Predicting complexity in context for English by using distributional models, behavioural norms, and lexical resources
We provide an implementation of the models with which we participated (as team Andi) in the LCP task of SemEval 2021. The task involved predicting subjective ratings of complexity for single words and multi-word expressions, presented in context. Our approach, which ranked 4th in the single word sub-task, and 6th in the multi-word expression sub-task, relies on a combination of context-dependent and context-independent distributional models, together with behavioural norms and lexical resources.

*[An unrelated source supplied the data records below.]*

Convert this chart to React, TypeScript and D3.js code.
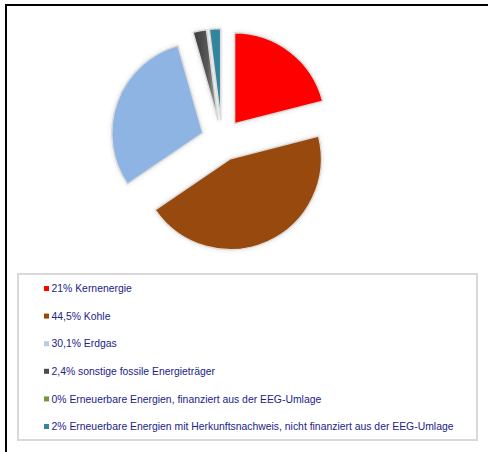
import React from "react";
import * as d3 from "d3";

const labels = [
  "21% Kernenergie",
  "44,5% Kohle",
  "30,1% Erdgas",
  "2,4% sonstige fossile Energieträger",
  "0% Erneuerbare Energien, finanziert aus der EEG-Umlage",
  "2% Erneuerbare Energien mit Herkunftsnachweis, nicht finanziert aus der EEG-Umlage",
];
const values = [21, 44.5, 30.1, 2.4, 0, 2];
const colors = ["#ff0000", "#984807", "#8eb4e3", "#4d4d4d", "#77933c", "#31859c"];
const legendColors = ["#ff0000", "#984807", "#b9cde5", "#4d4d4d", "#77933c", "#31859c"];

const W = 488;
const H = 452;
const cx = 222;
const cy = 140;
const R = 91;
const explode = 20.5;

export default function App() {
  const pie = d3.pie<number>().sort(null).value((d) => d)(values);
  const arc = d3.arc<d3.PieArcDatum<number>>().innerRadius(0).outerRadius(R);

  const legendX = 18;
  const legendY = 274;
  const legendW = 459;
  const legendH = 166;
  const rowY = d3.scaleLinear().domain([0, 5]).range([288.5, 426.5]);

  return (
    <div style={{ position: "absolute", left: 0, top: 0 }}>
      <svg width={W} height={H} style={{ display: "block" }}>
        <defs>
          <linearGradient id="grayGrad" x1="0" y1="0" x2="1" y2="0">
            <stop offset="0%" stopColor="#3a3a3a" />
            <stop offset="60%" stopColor="#5a5a5a" />
            <stop offset="100%" stopColor="#b0b0b0" />
          </linearGradient>
          <filter id="glow" x="-20%" y="-20%" width="140%" height="140%">
            <feGaussianBlur in="SourceAlpha" stdDeviation="2" result="blur" />
            <feFlood floodColor="#000" floodOpacity="0.12" />
            <feComposite in2="blur" operator="in" result="shadow" />
            <feMerge>
              <feMergeNode in="shadow" />
              <feMergeNode in="SourceGraphic" />
            </feMerge>
          </filter>
        </defs>
        <rect x={0} y={0} width={W} height={H} fill="#fff" />
        <line x1={6} y1={5} x2={W} y2={5} stroke="#000" strokeWidth={2} />
        <line x1={6} y1={4} x2={6} y2={H} stroke="#000" strokeWidth={2} />

        <g transform={`translate(${cx},${cy})`}>
          {pie.map((p, i) => {
            if (p.endAngle - p.startAngle <= 0) return null;
            const mid = (p.startAngle + p.endAngle) / 2;
            const dx = Math.sin(mid) * explode;
            const dy = -Math.cos(mid) * explode;
            return (
              <path
                key={i}
                d={arc(p) || ""}
                transform={`translate(${dx},${dy})`}
                fill={i === 3 ? "url(#grayGrad)" : colors[i]}
                stroke="#dcdcdc"
                strokeWidth={1.5}
                strokeLinejoin="round"
                filter="url(#glow)"
              />
            );
          })}
        </g>

        <rect
          x={legendX}
          y={legendY}
          width={legendW}
          height={legendH}
          fill="#fff"
          stroke="#d9d9d9"
          strokeWidth={2}
        />
        {labels.map((l, i) => (
          <g key={i} transform={`translate(0,${rowY(i)})`}>
            <rect x={44} y={-2.5} width={5} height={5} fill={legendColors[i]} />
            <text
              x={51.5}
              y={0}
              dy="0.35em"
              fontFamily="'Liberation Sans', Arial, sans-serif"
              fontSize={10.4}
              fill="#22228a"
            >
              {l}
            </text>
          </g>
        ))}
      </svg>
    </div>
  );
}
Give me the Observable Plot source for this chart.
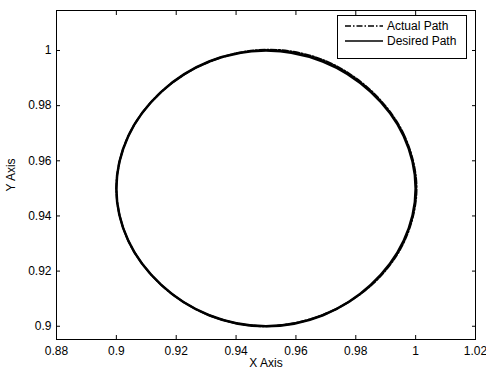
<!DOCTYPE html>
<html><head><meta charset="utf-8">
<script src="https://cdn.jsdelivr.net/npm/d3@7"></script>
<script src="https://cdn.jsdelivr.net/npm/@observablehq/plot@0.6"></script>
<style>
body{margin:0;background:#fff;font-family:"Liberation Sans",Arial,sans-serif;}
#wrap{position:relative;width:486px;height:369px;overflow:hidden;}
#legend{position:absolute;left:337px;top:15px;width:128px;height:42px;border:1px solid #000;background:#fff;font-size:12px;}
#legend .row{position:absolute;left:7px;height:14px;display:flex;align-items:center;}
#legend .row span{margin-left:4px;}
</style>
</head><body>
<div id="wrap"></div>
<script>
// Desired path
const desiredX = [1.000,0.996,0.985,0.969,0.950,0.931,0.915,0.904,0.900,0.904,0.915,0.931,0.950,0.969,0.985,0.996];
const desiredY = [0.950,0.969,0.985,0.996,1.000,0.996,0.985,0.969,0.950,0.931,0.915,0.904,0.900,0.904,0.915,0.931];
// Actual path (small deviations)
const actualX = [1.0003,0.9962,0.9852,0.9692,0.9505,0.9312,0.9150,0.9040,0.9000,0.9040,0.9150,0.9310,0.9500,0.9692,0.9856,0.9963];
const actualY = [0.9500,0.9692,0.9853,0.9965,1.0003,0.9960,0.9850,0.9690,0.9500,0.9310,0.9150,0.9040,0.9000,0.9042,0.9153,0.9310];
const xTicks = [0.88,0.9,0.92,0.94,0.96,0.98,1,1.02];
const yTicks = [0.9,0.92,0.94,0.96,0.98,1];
const seriesNames = ["Actual Path","Desired Path"];

const desired = desiredX.map((x,i)=>({x, y: desiredY[i]}));
const actual = actualX.map((x,i)=>({x, y: actualY[i]}));
const fmt = d => d3.format("~g")(+d.toFixed(2));

const plot = Plot.plot({
  width: 486, height: 369,
  marginLeft: 56, marginRight: 11, marginTop: 10, marginBottom: 30,
  style: {fontFamily: '"Liberation Sans", Arial, sans-serif', fontSize: "12px", background: "#fff", color: "#000"},
  x: {domain: [0.88, 1.02]},
  y: {domain: [0.8952, 1.0145]},
  marks: [
    Plot.line(desired, {x:"x", y:"y", curve:"catmull-rom-closed", stroke:"#000", strokeWidth:2.5}),
    Plot.line(actual, {x:"x", y:"y", curve:"catmull-rom-closed", stroke:"#000", strokeWidth:2, strokeDasharray:"6,2,1.5,2"}),
    Plot.frame({stroke:"#000", strokeWidth:1}),
    Plot.axisX({ticks: xTicks, anchor:"bottom", tickSize:0, tickPadding:7, tickFormat: fmt, label:"X Axis", labelAnchor:"center", labelArrow:"none", labelOffset:27, fontSize:12}),
    Plot.axisX({ticks: xTicks, anchor:"bottom", tickSize:4, text:null, label:null, dy:-4}),
    Plot.axisX({ticks: xTicks, anchor:"top", tickSize:4, text:null, label:null, dy:4}),
    Plot.axisY({ticks: yTicks, anchor:"left", tickSize:0, tickPadding:5, tickFormat: fmt, label:"Y Axis", labelAnchor:"center", labelArrow:"none", labelOffset:50, fontSize:12}),
    Plot.axisY({ticks: yTicks, anchor:"left", tickSize:4, text:null, label:null, dx:4}),
    Plot.axisY({ticks: yTicks, anchor:"right", tickSize:4, text:null, label:null, dx:-4})
  ]
});
document.getElementById("wrap").appendChild(plot);

const legend = document.createElement("div");
legend.id = "legend";
const dashes = ["6,2,1.5,2", null];
seriesNames.forEach((name,i)=>{
  const row = document.createElement("div");
  row.className = "row";
  row.style.top = (10 + i*15 - 7) + "px";
  row.innerHTML = `<svg width="38" height="4"><line x1="0" x2="38" y1="2" y2="2" stroke="#000" stroke-width="1.5" ${dashes[i]?`stroke-dasharray="${dashes[i]}"`:""}/></svg><span>${name}</span>`;
  legend.appendChild(row);
});
document.getElementById("wrap").appendChild(legend);
</script>
</body></html>
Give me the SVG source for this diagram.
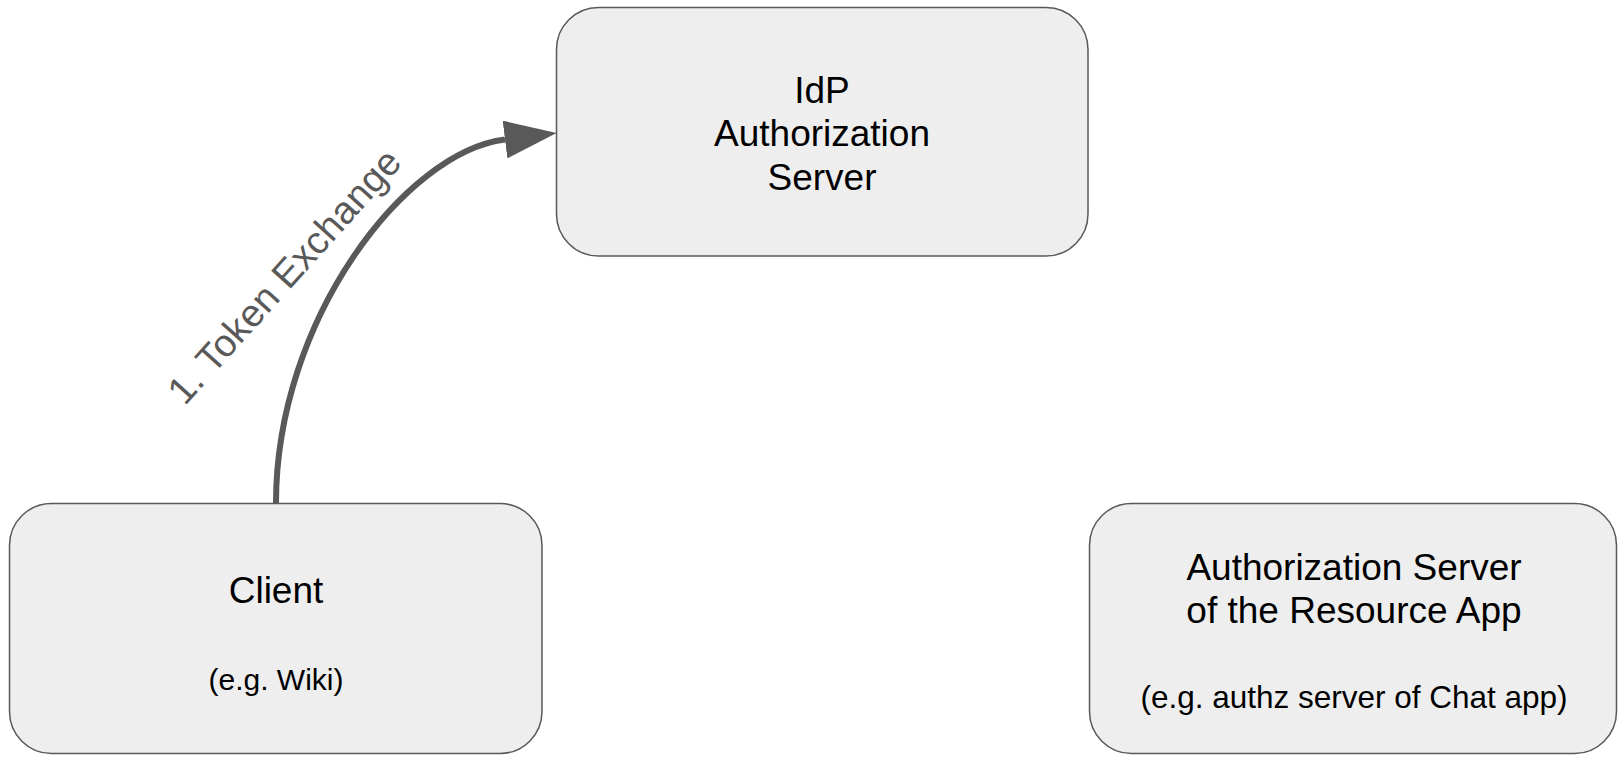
<svg xmlns="http://www.w3.org/2000/svg" width="1619" height="757" viewBox="0 0 1619 757">
<style>
.box{fill:#eeeeee;stroke:#595959;stroke-width:1.5}
.t{font-family:"Liberation Sans",Arial,sans-serif;fill:#000;text-anchor:middle}
.main{font-size:37px}
.sub{font-size:30px}
.sub2{font-size:31.5px}
.lbl{font-family:"Liberation Sans",Arial,sans-serif;fill:#595959;font-size:38.5px;text-anchor:middle}
.conn{fill:none;stroke:#595959;stroke-width:6}
</style>
<defs>
<marker id="ah" markerUnits="userSpaceOnUse" markerWidth="52" markerHeight="38" refX="0" refY="19" orient="auto" viewBox="0 0 52 38">
<path d="M0,0 L52,19 L0,38 Z" fill="#595959"/>
</marker>
</defs>
<rect width="1619" height="757" fill="#ffffff"/>
<g id="idp">
<rect class="box" x="556.5" y="7.5" width="531.5" height="248.5" rx="42"/>
<text class="t main" x="822" y="103">IdP</text>
<text class="t main" x="822" y="146">Authorization</text>
<text class="t main" x="822" y="190">Server</text>
</g>
<g id="client">
<rect class="box" x="9.5" y="503.5" width="532.5" height="250" rx="42"/>
<text class="t main" x="276" y="603">Client</text>
<text class="t sub" x="276" y="690">(e.g. Wiki)</text>
</g>
<g id="resource-as">
<rect class="box" x="1089.5" y="503.5" width="527" height="250" rx="42"/>
<text class="t main" x="1354" y="580">Authorization Server</text>
<text class="t main" x="1354" y="623">of the Resource App</text>
<text class="t sub2" x="1354" y="708">(e.g. authz server of Chat app)</text>
</g>
<g id="connectors">
<path class="conn" d="M276,503 C276,320 405,152 505,139.5" marker-end="url(#ah)"/>
<text class="lbl" transform="translate(284,276) rotate(-48)" dominant-baseline="central">1. Token Exchange</text>
</g>
</svg>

If you want to test our models, you can run the two Jupyter notebooks (one for each sub-task). Please feel free to experiment with your own combinations of stimuli, norms, and models, once you make sure that they are in the proper format (see the information provided below). If you get interesting results, please let us know! 🙂
In order to be able to successfully run the demos, you first need to do the following things:
- Create a dedicated Python environment (highly recommended) and install the necessary libraries. Start by installing pytorch. Next, run the following command:
pip install notebook pandas scipy scikit-learn transformers
- Place the necessary files in their corresponding directories, as follows:
-
Put the files 'lcp_single_train.tsv', 'lcp_single_test.tsv', 'lcp_multi_train.tsv', and 'lcp_multi_test.tsv', in the 'stimuli' folder. The four files can be obtained from the dedicated GitHub repository. Please note that, within that repository, the files in the 'test' folder contain only the stimuli, while the files in the 'test-labels' folder contain both the stimuli and their associated complexity ratings.
-
(Optional) Put the behavioural norms in the 'behavioural-norms' folder. Each file must be in .CSV format and have a header with the variable names (e.g., Word,Frequency,SemanticDiversity,...). The first column ('Word') must contain the normed words, while the other columns must contain the behavioural data. For copyright reasons, we cannot upload the norms we used for our submission, but you can download them yourself by using the following links (just remember to convert them to the right format, keeping only the columns of interest):
-
(Optional) Put the context-independent embeddings (i.e., models) in the 'context-independent-models' folder. Each file must be in CSV format, but with no header. The first column must contain the words, while the other columns must contain the word vectors. The models we used for our submission can be downloaded from the dedicated OSF project.
- (Optional) Make sure you have enough disk space for the context-dependent models (i.e., Hugging Face transformers). If you wish to change the location where the models are stored, uncomment the first two lines in the demo code and replace <new_cache_folder_path> with your chosen location. If you decide to use such models, keep in mind that it might take some time for the download, given that the size of most models is around 500MB.